Meditations on the conflicts we cannot name
And what they might mean in light of the Russia-Ukraine war
On February 28, 2022 I published a poem on Instagram* after spending 4 tense days watching the Russian invasion of Ukraine unfold live on TikTok with much of the world, as President Zelenskyy made an impassioned case for assistance while fighting for his country. As I watched news anchors grapple with what to make of Putin’s behavior, my mind turned towards home and the erratic behavior so many of us have learned to navigate from the margins.
Today President Zelenskyy addressed the U.N. General Assembly, 572 days after Russia invaded his homeland. Since sufficient aid is still terrifyingly slow to arrive, even as children are weaponized and troop casualties approach half a million, it’s on my mind again.
Mending is possible, even after the worst tragedies and cutting divides. But it does not happen on accident.
*poem has been edited slightly since original publication.
This week is our comedy of errors Turned despondent tragedy As we realize our folly To think that the drip of time and space Would dislocate patterns We’ve never named much less erased. What is allowed to slip through syntax and Evade our clear language Makes homes in our bones and Burrows into our soil, Until we are so overcome that we exclaim in shock As though the egregious parasites Were not always among us, in us. It started in your home, where your Father’s abuse was “You know how Dad is…” And your brother’s crimes were his “troubling spell.” Maybe it ached most when Mother’s whip of a tongue came out to lash— “Why’d you say that to her? You Know how she is when she’s worked up.” You do know how she is. Know it in your cells and the pulse of your heart. Know it in the clear words that echo in your brain That you will not say out loud.
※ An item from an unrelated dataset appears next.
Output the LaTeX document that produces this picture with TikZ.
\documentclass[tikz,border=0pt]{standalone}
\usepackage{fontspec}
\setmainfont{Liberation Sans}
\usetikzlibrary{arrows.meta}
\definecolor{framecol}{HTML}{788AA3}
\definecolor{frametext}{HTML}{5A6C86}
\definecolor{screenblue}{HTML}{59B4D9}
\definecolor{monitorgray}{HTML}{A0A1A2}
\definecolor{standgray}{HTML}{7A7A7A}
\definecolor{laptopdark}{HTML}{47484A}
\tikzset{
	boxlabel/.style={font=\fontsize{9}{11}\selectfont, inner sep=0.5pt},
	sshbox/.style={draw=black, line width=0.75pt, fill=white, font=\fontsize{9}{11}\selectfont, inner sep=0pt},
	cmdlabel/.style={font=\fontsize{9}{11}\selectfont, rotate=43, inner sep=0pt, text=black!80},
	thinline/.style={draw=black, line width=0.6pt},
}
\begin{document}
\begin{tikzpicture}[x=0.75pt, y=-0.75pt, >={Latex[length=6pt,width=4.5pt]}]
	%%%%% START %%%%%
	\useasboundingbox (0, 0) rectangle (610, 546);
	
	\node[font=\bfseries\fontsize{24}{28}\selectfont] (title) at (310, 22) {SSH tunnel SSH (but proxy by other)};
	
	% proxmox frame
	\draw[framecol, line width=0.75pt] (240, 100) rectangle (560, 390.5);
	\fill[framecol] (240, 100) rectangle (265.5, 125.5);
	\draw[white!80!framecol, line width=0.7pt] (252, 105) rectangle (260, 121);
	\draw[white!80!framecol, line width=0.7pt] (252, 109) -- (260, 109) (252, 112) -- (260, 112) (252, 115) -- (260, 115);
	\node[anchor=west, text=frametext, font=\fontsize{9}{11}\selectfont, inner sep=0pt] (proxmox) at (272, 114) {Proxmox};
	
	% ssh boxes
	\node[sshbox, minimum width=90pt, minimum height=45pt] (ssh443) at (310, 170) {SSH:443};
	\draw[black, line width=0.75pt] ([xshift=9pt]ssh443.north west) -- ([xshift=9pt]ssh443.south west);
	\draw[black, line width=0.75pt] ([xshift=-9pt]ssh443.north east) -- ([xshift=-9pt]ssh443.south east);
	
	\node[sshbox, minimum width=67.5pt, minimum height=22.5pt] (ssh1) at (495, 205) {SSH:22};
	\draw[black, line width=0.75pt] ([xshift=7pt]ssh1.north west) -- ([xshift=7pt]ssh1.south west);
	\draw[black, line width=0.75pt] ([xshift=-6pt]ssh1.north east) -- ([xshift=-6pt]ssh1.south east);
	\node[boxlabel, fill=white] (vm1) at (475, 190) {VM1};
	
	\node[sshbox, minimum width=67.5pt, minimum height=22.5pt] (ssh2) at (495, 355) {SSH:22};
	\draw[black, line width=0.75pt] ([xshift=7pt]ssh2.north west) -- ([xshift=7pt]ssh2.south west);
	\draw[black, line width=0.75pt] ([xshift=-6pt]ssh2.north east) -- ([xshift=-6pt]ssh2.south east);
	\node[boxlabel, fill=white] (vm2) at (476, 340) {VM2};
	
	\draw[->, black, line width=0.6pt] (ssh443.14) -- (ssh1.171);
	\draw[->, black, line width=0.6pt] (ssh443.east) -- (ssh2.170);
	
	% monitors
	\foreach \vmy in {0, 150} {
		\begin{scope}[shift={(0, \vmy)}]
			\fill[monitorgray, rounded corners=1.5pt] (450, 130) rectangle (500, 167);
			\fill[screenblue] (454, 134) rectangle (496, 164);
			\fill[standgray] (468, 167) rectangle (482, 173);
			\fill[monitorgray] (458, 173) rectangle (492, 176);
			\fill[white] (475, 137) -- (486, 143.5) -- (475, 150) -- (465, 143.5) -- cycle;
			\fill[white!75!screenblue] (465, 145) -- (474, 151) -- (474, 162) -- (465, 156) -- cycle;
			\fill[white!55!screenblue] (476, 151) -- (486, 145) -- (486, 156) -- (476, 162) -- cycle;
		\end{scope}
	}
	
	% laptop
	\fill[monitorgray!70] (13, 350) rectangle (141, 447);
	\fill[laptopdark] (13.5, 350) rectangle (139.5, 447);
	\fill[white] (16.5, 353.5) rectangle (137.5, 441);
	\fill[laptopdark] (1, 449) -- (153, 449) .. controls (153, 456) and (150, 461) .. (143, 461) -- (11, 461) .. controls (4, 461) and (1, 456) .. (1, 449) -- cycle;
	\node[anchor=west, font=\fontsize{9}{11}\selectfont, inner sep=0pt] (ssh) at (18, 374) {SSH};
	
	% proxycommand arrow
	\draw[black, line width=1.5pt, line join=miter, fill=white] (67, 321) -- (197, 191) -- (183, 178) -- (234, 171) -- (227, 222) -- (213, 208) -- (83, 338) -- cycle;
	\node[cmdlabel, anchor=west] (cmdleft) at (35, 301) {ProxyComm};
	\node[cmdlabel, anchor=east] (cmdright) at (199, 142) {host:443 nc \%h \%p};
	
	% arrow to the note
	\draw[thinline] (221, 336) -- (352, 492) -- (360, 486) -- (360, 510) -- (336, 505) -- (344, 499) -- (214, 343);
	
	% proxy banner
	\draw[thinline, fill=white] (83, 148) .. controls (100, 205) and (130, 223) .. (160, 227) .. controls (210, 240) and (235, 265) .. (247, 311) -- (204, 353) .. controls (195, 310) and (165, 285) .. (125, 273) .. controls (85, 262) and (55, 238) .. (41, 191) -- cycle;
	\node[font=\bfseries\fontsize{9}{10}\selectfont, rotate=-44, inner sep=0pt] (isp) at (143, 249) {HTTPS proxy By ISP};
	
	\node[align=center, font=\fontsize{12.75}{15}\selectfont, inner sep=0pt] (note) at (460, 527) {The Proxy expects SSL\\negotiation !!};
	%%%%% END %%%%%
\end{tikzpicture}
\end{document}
And this is our tragedy, that we live with War in our homes, impotent to uproot it or Negotiate a cease-fire Because peacemaking comes in words And our words had already been stolen to Neutralize everything in sight, But not our enemies. Do we really wonder then That these endless re-enactments Surface and resurface on a global stage? How can you name and tame a global oppressor When you go to bed and dinner parties With your own each week And never hone your ability to fight Beyond a bland euphemism?
I think a lot about culpability, complicity, and repair.
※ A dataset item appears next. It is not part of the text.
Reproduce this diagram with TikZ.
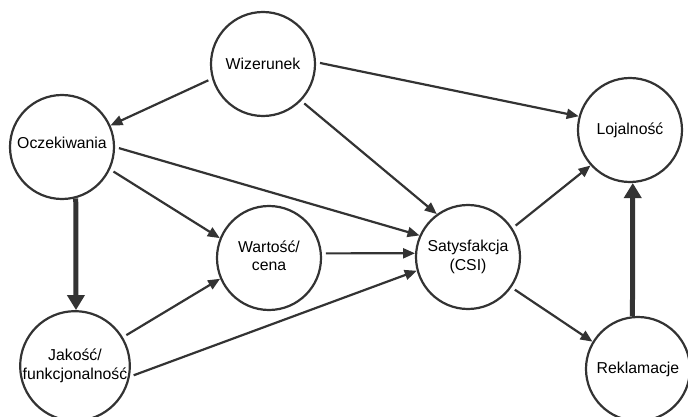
\documentclass[tikz,border=0pt]{standalone}
\usepackage{fontspec}
\setmainfont{Liberation Sans}
\usepackage{xcolor}
\usepackage{tikz}
\usetikzlibrary{arrows.meta}
\definecolor{CsiDark}{HTML}{333333}

\begin{document}
\begin{tikzpicture}[
  x=1pt,y=-1pt,
  factor/.style={circle,draw=CsiDark,line width=2.2pt,minimum size=104pt,
    inner sep=0pt,align=center,font=\fontsize{15.8}{18.5}\selectfont},
  arrow/.style={-{Triangle[length=12pt,width=10pt]},line width=2.2pt,color=CsiDark,
    shorten <=4pt},
  bigarrow/.style={-{Triangle[length=15pt,width=17pt]},line width=5pt,color=CsiDark}
]
  \useasboundingbox (0,0) rectangle (688,417);

  \node[factor] (wiz) at (263,64) {Wizerunek};
  \node[factor] (ocz) at (62,147) {\raisebox{9pt}{Oczekiwania}};
  \node[factor] (loj) at (630,130) {Lojalność};
  \node[factor] (wart) at (269,258)
    {\raisebox{5pt}{\begin{tabular}{@{}c@{}}Wartość/\\cena\end{tabular}}};
  \node[factor] (jak) at (75,366) {Jakość/\\funkcjonalność};
  \node[factor] (sat) at (468,257) {Satysfakcja\\(CSI)};
  \node[factor] (rek) at (638,369) {Reklamacje};

  \draw[arrow] (wiz.196) -- (ocz.24);
  \draw[arrow] (wiz.2) -- (loj.165);
  \draw[arrow] (wiz.-44) -- (sat.126);
  \draw[arrow] (ocz.0) -- (sat.156);
  \draw[arrow] (ocz.-25) -- (wart.158);
  \draw[bigarrow] (ocz.-75) -- (jak.89);
  \draw[arrow] (jak.31) -- (wart.203);
  \draw[arrow] (jak.-11) -- (sat.195);
  \draw[arrow] (wart.5) -- (sat.176);
  \draw[arrow] (sat.33) -- (loj.222);
  \draw[arrow] (sat.-35) -- (rek.149);
  \draw[bigarrow] (rek.96) -- (loj.-87);
\end{tikzpicture}
\end{document}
Not for the sake of contemplation. I’m not interested at prodding wounds endlessly, staring at gaping holes with mouth ajar. Mending is a sacred art, and one I am committed to practicing.
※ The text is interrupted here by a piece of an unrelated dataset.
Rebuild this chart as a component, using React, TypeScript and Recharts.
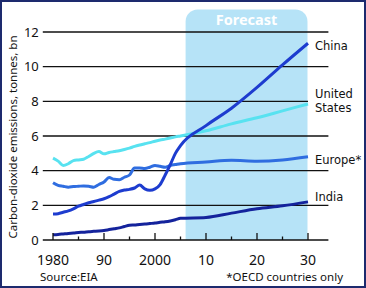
import {
  LineChart,
  Line,
  XAxis,
  YAxis,
  ReferenceArea,
  ReferenceLine,
  LabelList,
} from 'recharts';

const FONT = '"Noto Sans", "DejaVu Sans", sans-serif';
const LABEL_FONT = '"DejaVu Sans", sans-serif';

// years: annual history to 2005, then 5-yearly forecast
const years = [
  1980, 1981, 1982, 1983, 1984, 1985, 1986, 1987, 1988, 1989,
  1990, 1991, 1992, 1993, 1994, 1995, 1996, 1997, 1998, 1999,
  2000, 2001, 2002, 2003, 2004, 2005,
  2010, 2015, 2020, 2025, 2030,
];

const china = [
  1.5, 1.52, 1.6, 1.68, 1.8, 1.95, 2.05, 2.15, 2.22, 2.3,
  2.38, 2.5, 2.65, 2.8, 2.88, 2.92, 3.0, 3.17, 2.95, 2.87,
  2.95, 3.2, 3.75, 4.35, 5.0, 5.45,
  6.6, 7.6, 8.8, 10.1, 11.35,
];

const unitedStates = [
  4.72, 4.55, 4.3, 4.4, 4.58, 4.62, 4.66, 4.82, 5.0, 5.1,
  4.97, 5.05, 5.1, 5.15, 5.22, 5.3, 5.4, 5.48, 5.55, 5.62,
  5.7, 5.77, 5.82, 5.88, 5.95, 6.0,
  6.3, 6.7, 7.05, 7.45, 7.85,
];

const europe = [
  3.3, 3.15, 3.1, 3.05, 3.08, 3.1, 3.12, 3.1, 3.05, 3.2,
  3.35, 3.6, 3.5, 3.48, 3.62, 3.75, 4.15, 4.15, 4.12, 4.2,
  4.3, 4.25, 4.2, 4.3, 4.35, 4.4,
  4.5, 4.6, 4.55, 4.62, 4.8,
];

const india = [
  0.3, 0.32, 0.35, 0.38, 0.4, 0.43, 0.45, 0.48, 0.5, 0.52,
  0.55, 0.6, 0.65, 0.7, 0.78, 0.85, 0.87, 0.9, 0.92, 0.95,
  0.98, 1.02, 1.05, 1.1, 1.17, 1.25,
  1.3, 1.55, 1.8, 1.97, 2.2,
];

const xTicks = [1980, 1985, 1990, 1995, 2000, 2005, 2010, 2015, 2020, 2025, 2030];
const xTickLabels = ['1980', '', '90', '', '2000', '', '10', '', '20', '', '30'];
const yTicks = [0, 2, 4, 6, 8, 10, 12];
const gridValues = [2, 4, 6, 8, 10, 12];

const data = years.map((year, i) => ({
  year,
  china: china[i],
  us: unitedStates[i],
  europe: europe[i],
  india: india[i],
}));

function XTick(props: any) {
  const { x, y, payload, index } = props;
  const major = payload.value % 10 === 0;
  return (
    <g>
      <line x1={x} x2={x} y1={y} y2={y - (major ? 7 : 3.5)} stroke="#111" strokeWidth={1.3} />
      {xTickLabels[index] ? (
        <text x={x} y={y + 24.5} textAnchor="middle" fontSize={14} fill="#111" fontFamily={FONT}>
          {xTickLabels[index]}
        </text>
      ) : null}
    </g>
  );
}

// name label at the last point of a series
function endLabel(lines: string[], dy: number) {
  return (props: any) => {
    const { x, y, index } = props;
    if (index !== years.length - 1) return null;
    return (
      <g>
        {lines.map((t, i) => (
          <text
            key={i}
            x={x + 7}
            y={y + dy + i * 13.6}
            fontSize={11.5}
            fill="#111"
            fontFamily={LABEL_FONT}
          >
            {t}
          </text>
        ))}
      </g>
    );
  };
}

export default function App() {
  return (
    <div
      style={{
        position: 'absolute',
        left: 0,
        top: 0,
        width: 366,
        height: 288,
        background: '#fff',
        fontFamily: FONT,
      }}
    >
      <LineChart
        width={366}
        height={288}
        data={data}
        margin={{ top: 32, right: 37.6, bottom: 0, left: 0 }}
      >
        <ReferenceArea
          x1={2006}
          x2={2029.9}
          y1={0}
          y2={13.3}
          ifOverflow="visible"
          fill="#b6e3f7"
          fillOpacity={1}
          stroke="none"
          radius={[12, 12, 0, 0]}
          label={{
            value: 'Forecast',
            position: 'insideTop',
            offset: 5,
            fill: '#fff',
            fontSize: 14.5,
            fontWeight: 'bold',
            fontFamily: FONT,
          }}
        />
        {gridValues.map((v) => (
          <ReferenceLine
            key={v}
            segment={[
              { x: 1978, y: v },
              { x: v === 8 ? 2030 : 2034, y: v },
            ]}
            stroke="#111"
            strokeWidth={1.3}
            ifOverflow="visible"
          />
        ))}
        <XAxis
          dataKey="year"
          type="number"
          domain={[1978, 2034]}
          ticks={xTicks}
          interval={0}
          tickSize={0}
          tickMargin={0}
          tickLine={false}
          axisLine={{ stroke: '#111', strokeWidth: 1.5 }}
          tick={<XTick />}
          height={48}
        />
        <YAxis
          type="number"
          domain={[0, 12]}
          ticks={yTicks}
          interval={0}
          width={42.8}
          tickSize={0}
          tickMargin={4}
          axisLine={false}
          tickLine={false}
          tick={{ fill: '#111', fontSize: 13, fontFamily: FONT }}
        />
        <Line dataKey="us" type="monotone" stroke="#58e2f0" strokeWidth={3} dot={false} isAnimationActive={false}>
          <LabelList content={endLabel(['United', 'States'], -5.5)} />
        </Line>
        <Line dataKey="europe" type="monotone" stroke="#2f6de0" strokeWidth={3} dot={false} isAnimationActive={false}>
          <LabelList content={endLabel(['Europe*'], 7)} />
        </Line>
        <Line dataKey="china" type="monotone" stroke="#1d3ccf" strokeWidth={3} dot={false} isAnimationActive={false}>
          <LabelList content={endLabel(['China'], 7)} />
        </Line>
        <Line dataKey="india" type="monotone" stroke="#14239c" strokeWidth={3} dot={false} isAnimationActive={false}>
          <LabelList content={endLabel(['India'], -0.5)} />
        </Line>
      </LineChart>

      <svg
        width={366}
        height={288}
        style={{ position: 'absolute', left: 0, top: 0, pointerEvents: 'none' }}
      >
        <text
          transform="translate(16.5,137) rotate(-90)"
          textAnchor="middle"
          fontSize={11.5}
          fill="#111"
          fontFamily={FONT}
        >
          Carbon-dioxide emissions, tonnes, bn
        </text>
        <text x={40} y={280.5} fontSize={11.5} fill="#111" fontFamily={FONT}>
          Source:EIA
        </text>
        <text x={343} y={280.5} textAnchor="end" fontSize={11.5} fill="#111" fontFamily={FONT}>
          *OECD countries only
        </text>
        <rect x={1} y={1} width={364} height={286} fill="none" stroke="#1d2a6e" strokeWidth={2} />
      </svg>
    </div>
  );
}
Next week, I’ll be sharing an essay on culpability and change. I’ve been considering apologies: the ones I didn’t get, the ones I give, the ones I got that I wish I hadn’t, the ones I withhold, and what being able to apologize might have to do with cultivating progress and fighting misinformation—from the political to the anti-vax and everything in between.
Until then, may we name the truth of the harms we see, the harms we do, and the harms done to us so that we can begin to know how to mend this beautiful, bloody world where children are being bombed by the tempestuous orders of men where they should be tucked into bed.